● **THE PROBLEM**: Using the data below, return the stretch from the line that contains "Generate a web" through the line that contains "0.825, 0.875, 0.925];", both included, exactly as it stands and nothing beyond it.

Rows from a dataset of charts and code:
┌──

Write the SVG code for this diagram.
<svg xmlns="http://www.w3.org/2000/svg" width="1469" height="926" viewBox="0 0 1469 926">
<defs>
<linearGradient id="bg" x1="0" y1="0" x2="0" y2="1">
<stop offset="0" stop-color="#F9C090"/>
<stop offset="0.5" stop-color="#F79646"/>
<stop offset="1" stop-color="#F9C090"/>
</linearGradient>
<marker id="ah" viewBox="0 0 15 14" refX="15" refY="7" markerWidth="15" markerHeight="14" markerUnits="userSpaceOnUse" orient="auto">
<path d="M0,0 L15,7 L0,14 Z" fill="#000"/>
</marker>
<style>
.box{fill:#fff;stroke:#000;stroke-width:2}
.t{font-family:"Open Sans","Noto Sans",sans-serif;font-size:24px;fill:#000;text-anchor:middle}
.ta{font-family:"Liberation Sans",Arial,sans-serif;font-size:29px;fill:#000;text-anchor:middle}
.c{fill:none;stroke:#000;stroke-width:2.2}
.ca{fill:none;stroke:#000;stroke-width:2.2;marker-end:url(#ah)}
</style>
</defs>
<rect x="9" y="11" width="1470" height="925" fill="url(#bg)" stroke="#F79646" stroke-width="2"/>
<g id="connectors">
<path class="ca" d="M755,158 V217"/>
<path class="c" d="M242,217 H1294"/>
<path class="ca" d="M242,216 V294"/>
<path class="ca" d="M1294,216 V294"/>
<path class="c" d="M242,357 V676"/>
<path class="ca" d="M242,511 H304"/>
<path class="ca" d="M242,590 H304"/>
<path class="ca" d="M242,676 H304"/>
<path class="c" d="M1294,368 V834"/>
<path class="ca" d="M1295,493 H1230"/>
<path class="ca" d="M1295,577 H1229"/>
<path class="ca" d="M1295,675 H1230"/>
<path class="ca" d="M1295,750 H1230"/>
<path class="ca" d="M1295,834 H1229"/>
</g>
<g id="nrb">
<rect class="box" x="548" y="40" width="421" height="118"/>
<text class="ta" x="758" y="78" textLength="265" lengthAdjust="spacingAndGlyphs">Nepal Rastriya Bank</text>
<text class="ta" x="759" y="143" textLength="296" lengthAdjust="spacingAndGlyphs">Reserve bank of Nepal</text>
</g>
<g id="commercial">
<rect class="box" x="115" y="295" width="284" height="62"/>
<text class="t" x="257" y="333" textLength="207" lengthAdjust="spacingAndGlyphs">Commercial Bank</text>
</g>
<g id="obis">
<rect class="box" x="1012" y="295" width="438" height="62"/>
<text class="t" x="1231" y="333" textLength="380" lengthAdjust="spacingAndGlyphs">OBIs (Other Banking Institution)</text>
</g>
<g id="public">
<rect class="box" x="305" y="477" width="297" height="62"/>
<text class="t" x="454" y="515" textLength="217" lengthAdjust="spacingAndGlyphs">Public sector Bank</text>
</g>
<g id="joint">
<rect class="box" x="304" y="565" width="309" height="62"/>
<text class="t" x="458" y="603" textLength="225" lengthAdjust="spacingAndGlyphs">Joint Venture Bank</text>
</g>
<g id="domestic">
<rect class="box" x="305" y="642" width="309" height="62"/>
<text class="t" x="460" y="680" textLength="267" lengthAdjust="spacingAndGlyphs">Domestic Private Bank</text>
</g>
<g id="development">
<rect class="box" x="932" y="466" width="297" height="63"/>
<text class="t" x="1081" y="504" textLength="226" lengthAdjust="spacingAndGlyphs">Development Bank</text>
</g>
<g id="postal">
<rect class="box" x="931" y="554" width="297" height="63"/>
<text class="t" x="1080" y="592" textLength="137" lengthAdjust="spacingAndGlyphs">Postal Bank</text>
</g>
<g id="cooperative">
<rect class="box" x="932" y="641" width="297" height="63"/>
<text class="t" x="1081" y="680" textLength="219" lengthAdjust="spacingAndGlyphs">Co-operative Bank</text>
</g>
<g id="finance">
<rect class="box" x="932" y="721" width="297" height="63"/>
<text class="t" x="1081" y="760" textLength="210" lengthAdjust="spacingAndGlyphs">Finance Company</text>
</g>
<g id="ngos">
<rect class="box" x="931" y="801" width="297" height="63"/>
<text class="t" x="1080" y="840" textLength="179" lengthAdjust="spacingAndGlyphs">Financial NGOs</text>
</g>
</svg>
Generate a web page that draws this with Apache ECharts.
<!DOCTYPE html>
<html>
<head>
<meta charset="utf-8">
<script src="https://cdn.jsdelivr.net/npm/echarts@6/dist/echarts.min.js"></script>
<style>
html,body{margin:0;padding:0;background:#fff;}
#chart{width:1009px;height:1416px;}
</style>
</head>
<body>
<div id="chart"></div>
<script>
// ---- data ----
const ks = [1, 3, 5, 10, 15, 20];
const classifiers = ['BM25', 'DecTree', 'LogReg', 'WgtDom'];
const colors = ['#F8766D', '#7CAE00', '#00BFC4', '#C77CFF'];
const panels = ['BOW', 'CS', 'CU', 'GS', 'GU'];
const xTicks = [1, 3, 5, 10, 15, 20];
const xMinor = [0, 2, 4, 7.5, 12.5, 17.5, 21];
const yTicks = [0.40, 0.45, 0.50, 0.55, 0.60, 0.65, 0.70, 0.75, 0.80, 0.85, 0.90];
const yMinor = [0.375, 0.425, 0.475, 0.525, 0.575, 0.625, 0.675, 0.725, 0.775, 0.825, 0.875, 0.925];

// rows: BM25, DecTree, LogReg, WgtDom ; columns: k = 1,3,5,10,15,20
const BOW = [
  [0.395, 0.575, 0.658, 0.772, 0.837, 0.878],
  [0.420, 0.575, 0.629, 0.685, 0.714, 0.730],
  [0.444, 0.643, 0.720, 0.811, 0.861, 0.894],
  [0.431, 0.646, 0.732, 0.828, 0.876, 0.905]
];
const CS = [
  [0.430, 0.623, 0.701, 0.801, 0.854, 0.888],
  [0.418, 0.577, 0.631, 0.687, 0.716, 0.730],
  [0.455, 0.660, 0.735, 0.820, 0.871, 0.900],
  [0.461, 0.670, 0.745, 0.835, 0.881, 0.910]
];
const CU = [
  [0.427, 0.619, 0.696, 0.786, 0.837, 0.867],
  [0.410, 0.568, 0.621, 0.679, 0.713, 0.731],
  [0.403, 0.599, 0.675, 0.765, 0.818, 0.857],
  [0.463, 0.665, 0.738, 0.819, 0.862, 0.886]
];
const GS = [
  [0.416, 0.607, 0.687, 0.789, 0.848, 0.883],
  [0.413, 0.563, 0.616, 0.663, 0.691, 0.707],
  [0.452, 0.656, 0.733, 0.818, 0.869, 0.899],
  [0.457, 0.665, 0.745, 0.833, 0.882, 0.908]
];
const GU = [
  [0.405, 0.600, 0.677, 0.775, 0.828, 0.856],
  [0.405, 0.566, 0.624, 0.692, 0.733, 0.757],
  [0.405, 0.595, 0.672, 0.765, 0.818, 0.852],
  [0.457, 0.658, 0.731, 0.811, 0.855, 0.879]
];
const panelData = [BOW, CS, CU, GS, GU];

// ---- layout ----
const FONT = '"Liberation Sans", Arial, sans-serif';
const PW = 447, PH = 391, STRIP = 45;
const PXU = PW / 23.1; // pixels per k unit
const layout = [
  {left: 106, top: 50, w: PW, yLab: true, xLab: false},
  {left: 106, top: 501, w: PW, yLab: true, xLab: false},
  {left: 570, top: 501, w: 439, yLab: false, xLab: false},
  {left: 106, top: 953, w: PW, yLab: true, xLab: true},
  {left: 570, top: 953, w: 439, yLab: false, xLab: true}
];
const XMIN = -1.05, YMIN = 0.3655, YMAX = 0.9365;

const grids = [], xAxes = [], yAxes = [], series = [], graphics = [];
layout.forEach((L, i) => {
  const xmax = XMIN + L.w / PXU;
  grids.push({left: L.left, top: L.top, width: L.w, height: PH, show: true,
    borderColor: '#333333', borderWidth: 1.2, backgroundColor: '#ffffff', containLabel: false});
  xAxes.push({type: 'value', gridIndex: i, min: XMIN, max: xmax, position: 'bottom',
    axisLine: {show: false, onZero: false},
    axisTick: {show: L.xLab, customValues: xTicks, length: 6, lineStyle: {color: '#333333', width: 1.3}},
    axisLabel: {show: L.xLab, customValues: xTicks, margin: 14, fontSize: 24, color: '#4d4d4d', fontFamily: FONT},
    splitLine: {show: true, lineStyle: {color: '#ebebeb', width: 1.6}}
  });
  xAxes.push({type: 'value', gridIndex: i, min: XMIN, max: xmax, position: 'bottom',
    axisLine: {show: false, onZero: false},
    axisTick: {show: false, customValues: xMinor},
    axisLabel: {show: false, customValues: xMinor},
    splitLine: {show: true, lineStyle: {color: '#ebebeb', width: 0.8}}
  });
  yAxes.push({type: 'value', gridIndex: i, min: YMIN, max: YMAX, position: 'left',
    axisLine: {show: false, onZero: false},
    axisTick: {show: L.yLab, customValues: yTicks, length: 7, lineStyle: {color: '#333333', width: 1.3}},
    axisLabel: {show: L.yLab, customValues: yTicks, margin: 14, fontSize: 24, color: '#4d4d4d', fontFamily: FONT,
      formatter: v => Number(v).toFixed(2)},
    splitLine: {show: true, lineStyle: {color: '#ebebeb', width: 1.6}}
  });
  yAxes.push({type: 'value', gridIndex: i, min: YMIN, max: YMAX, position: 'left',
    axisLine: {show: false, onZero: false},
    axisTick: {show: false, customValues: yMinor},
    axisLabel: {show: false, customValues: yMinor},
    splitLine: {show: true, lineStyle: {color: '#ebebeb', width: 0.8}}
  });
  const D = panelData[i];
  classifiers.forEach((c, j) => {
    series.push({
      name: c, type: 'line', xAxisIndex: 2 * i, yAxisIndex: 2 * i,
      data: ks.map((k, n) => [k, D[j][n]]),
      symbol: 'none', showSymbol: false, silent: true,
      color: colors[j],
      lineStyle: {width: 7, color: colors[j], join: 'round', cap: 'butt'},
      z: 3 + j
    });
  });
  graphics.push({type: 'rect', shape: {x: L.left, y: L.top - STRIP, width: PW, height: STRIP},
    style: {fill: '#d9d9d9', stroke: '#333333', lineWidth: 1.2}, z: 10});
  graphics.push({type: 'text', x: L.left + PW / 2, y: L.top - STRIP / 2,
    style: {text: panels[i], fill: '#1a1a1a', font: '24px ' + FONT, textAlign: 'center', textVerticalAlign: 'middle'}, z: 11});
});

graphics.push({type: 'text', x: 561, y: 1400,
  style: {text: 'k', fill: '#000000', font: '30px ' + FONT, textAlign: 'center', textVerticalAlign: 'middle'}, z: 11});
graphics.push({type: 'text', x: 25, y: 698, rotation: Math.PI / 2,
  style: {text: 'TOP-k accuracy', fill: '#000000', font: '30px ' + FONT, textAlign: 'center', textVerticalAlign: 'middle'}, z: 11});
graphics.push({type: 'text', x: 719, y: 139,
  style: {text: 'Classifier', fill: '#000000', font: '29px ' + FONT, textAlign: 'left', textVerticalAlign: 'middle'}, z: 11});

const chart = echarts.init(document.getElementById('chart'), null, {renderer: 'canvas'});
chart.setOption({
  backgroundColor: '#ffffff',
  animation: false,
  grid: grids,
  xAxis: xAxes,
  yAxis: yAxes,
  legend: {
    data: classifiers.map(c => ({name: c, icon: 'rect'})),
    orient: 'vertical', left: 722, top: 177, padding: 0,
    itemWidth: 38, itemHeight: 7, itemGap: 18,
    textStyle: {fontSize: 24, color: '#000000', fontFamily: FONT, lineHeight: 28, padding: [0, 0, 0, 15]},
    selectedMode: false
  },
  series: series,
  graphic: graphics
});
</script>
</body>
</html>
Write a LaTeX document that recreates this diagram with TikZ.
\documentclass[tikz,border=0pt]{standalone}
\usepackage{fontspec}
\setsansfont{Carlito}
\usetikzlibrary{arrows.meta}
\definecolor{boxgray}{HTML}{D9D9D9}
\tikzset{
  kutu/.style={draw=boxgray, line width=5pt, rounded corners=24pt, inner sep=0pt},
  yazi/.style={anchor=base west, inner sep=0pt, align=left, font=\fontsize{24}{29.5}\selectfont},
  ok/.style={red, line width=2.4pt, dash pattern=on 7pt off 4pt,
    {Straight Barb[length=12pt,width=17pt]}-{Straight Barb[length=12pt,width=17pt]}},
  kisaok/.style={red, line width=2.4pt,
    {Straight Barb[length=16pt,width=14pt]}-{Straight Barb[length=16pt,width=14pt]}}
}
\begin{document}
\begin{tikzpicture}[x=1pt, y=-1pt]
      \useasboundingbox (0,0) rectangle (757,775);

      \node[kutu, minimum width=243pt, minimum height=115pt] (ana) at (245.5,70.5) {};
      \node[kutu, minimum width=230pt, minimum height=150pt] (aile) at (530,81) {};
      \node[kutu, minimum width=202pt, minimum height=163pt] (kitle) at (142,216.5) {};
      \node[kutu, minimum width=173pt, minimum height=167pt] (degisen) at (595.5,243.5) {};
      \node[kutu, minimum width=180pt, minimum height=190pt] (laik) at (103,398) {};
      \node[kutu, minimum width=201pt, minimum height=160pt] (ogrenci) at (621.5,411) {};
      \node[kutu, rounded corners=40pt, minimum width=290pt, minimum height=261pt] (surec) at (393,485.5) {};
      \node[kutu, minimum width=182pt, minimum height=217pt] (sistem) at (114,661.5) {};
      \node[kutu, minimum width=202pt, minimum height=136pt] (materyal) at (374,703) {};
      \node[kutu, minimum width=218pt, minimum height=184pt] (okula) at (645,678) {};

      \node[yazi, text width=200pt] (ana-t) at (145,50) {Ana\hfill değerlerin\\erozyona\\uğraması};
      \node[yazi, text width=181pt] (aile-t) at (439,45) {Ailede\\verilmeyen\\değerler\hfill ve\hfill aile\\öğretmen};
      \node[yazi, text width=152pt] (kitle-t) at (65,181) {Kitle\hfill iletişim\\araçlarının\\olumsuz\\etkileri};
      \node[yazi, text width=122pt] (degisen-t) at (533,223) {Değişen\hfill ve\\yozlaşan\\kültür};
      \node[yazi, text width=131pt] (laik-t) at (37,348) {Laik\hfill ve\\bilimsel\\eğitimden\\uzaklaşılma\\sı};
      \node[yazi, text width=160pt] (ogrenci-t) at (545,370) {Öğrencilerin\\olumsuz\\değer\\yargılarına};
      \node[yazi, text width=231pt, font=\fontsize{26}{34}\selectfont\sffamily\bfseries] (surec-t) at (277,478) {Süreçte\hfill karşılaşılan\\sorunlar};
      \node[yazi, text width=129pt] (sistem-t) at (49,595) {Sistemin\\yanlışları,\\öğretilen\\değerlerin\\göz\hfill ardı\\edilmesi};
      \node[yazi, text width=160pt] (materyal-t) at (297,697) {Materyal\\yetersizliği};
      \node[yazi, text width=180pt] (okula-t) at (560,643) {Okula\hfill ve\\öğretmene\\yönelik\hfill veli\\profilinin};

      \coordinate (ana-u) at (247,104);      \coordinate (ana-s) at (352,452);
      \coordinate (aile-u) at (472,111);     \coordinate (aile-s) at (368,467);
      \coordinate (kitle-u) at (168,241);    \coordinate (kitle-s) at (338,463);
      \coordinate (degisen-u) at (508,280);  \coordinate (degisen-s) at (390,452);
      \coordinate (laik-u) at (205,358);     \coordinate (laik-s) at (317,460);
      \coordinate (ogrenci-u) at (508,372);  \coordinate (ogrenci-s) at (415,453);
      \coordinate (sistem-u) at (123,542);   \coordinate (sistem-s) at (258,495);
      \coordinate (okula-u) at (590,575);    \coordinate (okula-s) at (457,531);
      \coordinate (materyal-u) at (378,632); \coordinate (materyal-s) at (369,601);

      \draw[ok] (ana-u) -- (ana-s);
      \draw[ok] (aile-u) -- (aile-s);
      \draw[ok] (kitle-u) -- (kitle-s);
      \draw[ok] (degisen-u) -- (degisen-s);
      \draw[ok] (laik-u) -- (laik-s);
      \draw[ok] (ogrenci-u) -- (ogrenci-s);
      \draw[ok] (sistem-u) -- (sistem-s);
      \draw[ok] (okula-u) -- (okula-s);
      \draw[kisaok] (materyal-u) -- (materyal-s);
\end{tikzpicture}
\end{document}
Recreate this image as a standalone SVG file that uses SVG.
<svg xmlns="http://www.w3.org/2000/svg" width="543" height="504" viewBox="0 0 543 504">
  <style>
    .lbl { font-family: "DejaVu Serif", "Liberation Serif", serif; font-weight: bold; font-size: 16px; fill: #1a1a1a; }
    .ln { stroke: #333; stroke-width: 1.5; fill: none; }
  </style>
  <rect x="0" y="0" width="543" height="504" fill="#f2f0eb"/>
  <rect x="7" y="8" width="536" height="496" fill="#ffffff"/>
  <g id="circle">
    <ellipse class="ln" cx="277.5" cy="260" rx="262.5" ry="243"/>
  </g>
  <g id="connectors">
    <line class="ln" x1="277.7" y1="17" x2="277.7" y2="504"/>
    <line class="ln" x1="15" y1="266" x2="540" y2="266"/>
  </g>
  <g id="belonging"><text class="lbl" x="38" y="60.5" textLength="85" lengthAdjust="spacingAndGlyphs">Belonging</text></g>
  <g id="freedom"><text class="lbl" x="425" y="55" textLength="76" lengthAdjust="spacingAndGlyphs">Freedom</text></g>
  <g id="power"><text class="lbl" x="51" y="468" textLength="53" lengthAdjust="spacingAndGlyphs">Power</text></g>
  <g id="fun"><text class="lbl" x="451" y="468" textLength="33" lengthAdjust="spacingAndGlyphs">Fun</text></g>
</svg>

└──

● **SOLUTION FOR THIS EXERCISE**:
Generate a web page that draws this with Apache ECharts.
<!DOCTYPE html>
<html>
<head>
<meta charset="utf-8">
<script src="https://cdn.jsdelivr.net/npm/echarts@6/dist/echarts.min.js"></script>
<style>
html,body{margin:0;padding:0;background:#fff;}
#chart{width:1009px;height:1416px;}
</style>
</head>
<body>
<div id="chart"></div>
<script>
// ---- data ----
const ks = [1, 3, 5, 10, 15, 20];
const classifiers = ['BM25', 'DecTree', 'LogReg', 'WgtDom'];
const colors = ['#F8766D', '#7CAE00', '#00BFC4', '#C77CFF'];
const panels = ['BOW', 'CS', 'CU', 'GS', 'GU'];
const xTicks = [1, 3, 5, 10, 15, 20];
const xMinor = [0, 2, 4, 7.5, 12.5, 17.5, 21];
const yTicks = [0.40, 0.45, 0.50, 0.55, 0.60, 0.65, 0.70, 0.75, 0.80, 0.85, 0.90];
const yMinor = [0.375, 0.425, 0.475, 0.525, 0.575, 0.625, 0.675, 0.725, 0.775, 0.825, 0.875, 0.925];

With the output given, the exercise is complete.